Playing with transfer pricing was always considered a risky game where I worked because the IRD were open about their close interest in it. Most of the time was spent trying to ensure that everything was justifiable and squeaky clean to avoid an audit rather than trying to push the boundaries and encourage one.
Right….. almost businesses would fail in such a scenario. Mine in particular has a significant turnover (high cost of inputs) and has come out at a net loss… Tax it at the gross amount and it ceases to exist like probably some 80% of businesses I am guessing. Way to implode your economy……. Then given the fact that we need to change the entire system to one that works for people that might not be a bad thing..
That is not the way it is for employees either. Employees are taxed on the net amount they earn and then pay tax on that figure although it is often referred to as a net figure after tax.
Businesses likewise are taxed on the Net amount they earn too.
Employees are taxed at their gross income. They don’t get to claim expenses to reduce their tax bill.
Nah they wouldn’t because the taxing at gross would mean a really low tax rate and would pick up revenue that is currently missed from places like the banking sector.
It would also reduce the number of businesses set up to transfer income from one to the other to minimise tax, increasing productivity by removing those non-producing businesses from the economy.
What you can claim now gives some businesses a big advantage over others as does how thety structure.
If every business was on the same footing it would be much simpler and easier to administer as well.
If you think the tax rate might be 5% or so – certainly no higher than 10%.Maybe as low as 3% – I can’t find a figure that gives me the total gross before expenses that all business make.

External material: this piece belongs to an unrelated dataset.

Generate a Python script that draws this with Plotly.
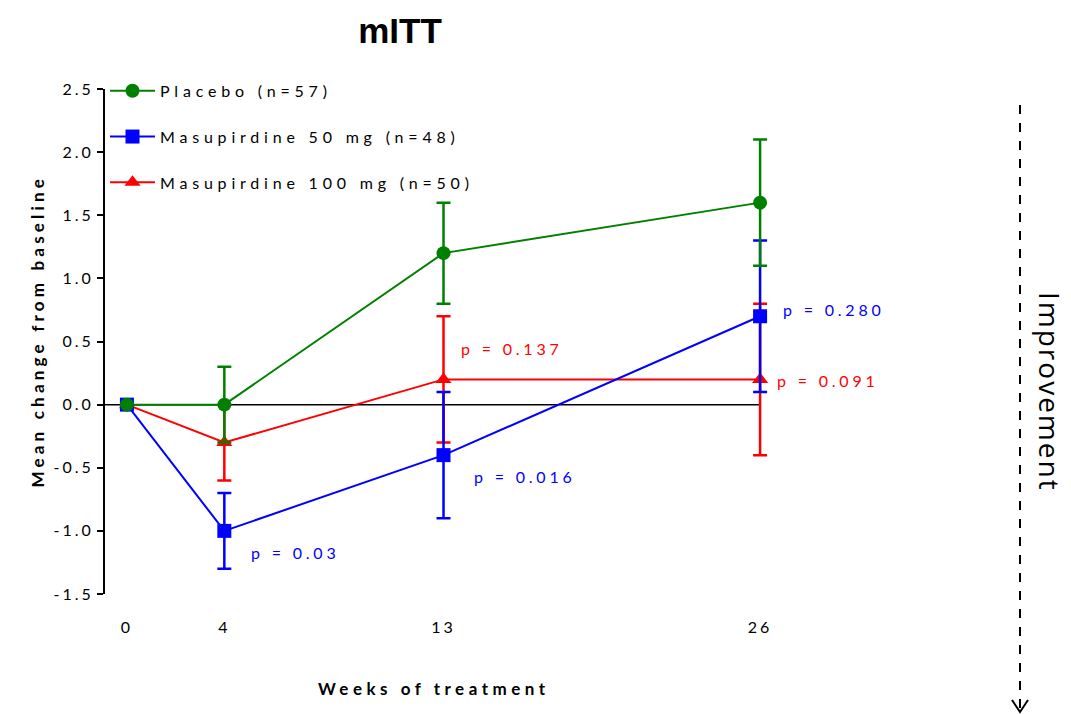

Isn’t this a return to t he CGT argument, which National seems to want to avoid…
Time the rich left. We don’t need them.
I agree – they should all go Galt. No-one would notice or even care, and once they realised that without society all their riches are worthless, no-one would notice them come crawling back 🙂
I think you are all missing the point. The rich are better people than any of us ordinary workers and there is no need for them to pay tax. They already benefit the world just by being rich.
What they are doing is not cheating … it is their moral duty not to pay tax. Otherwise they might be propping up useless eaters and that would be just wrong.
God, that woman Danya Levy shouldn’t be calling herself a journalist. What a load of rubbish. I found at least one table in stats that rebutted most of her Repeater tripe. My, more accurate analysis as follows:
http://nowoccupy.blogspot.com/2012/08/average-wages-rise-wanted-journalists.html
This is a woman after my own heart. She is full of jibber jabber and doesn’t have the faintest clue what she is talking about. And she clearly believes the really rich should not pay a cent in tax.
Can we get rid of this English fellow and appoint Monique Watson minister of finance?
No I believe in payin tax. I just believe that article was dimwitted.
You are one of those loud people who always believe you are right, aren’t you.
take a look at the rest of her blog…an americanised yawn-fest. she’s been watching too much fox news
From the first line of the article Monique !!
Inland Revenue has found only half of wealthy individuals worth more than $50 million each are paying the top personal tax rate, despite Government moves to combat tax avoidance.
SO the source was the IRD.
DUH
Assets generally aren’t taxed, only income. I have a house so reasonably substantial worth (on the grand scale of things) but it generates no income.
How much tax was paid by entities associated with these people, is the question that logically follows, which both the IRD and tHe reporter should be asking
That doesn’t mean that the asset itself shouldn’t be taxed. In fact, your house is – it’s called rates.
Hence the word ‘generally’. If the Money were tied up in gold, nothing would be payable
Radical idea: the other 50% have income flowing through company’s and trusts.. being taxed at an effective rate of 33%.
“Revenue Minister Peter Dunne said the figures did not include tax that may have been paid on income from trusts and dividends.”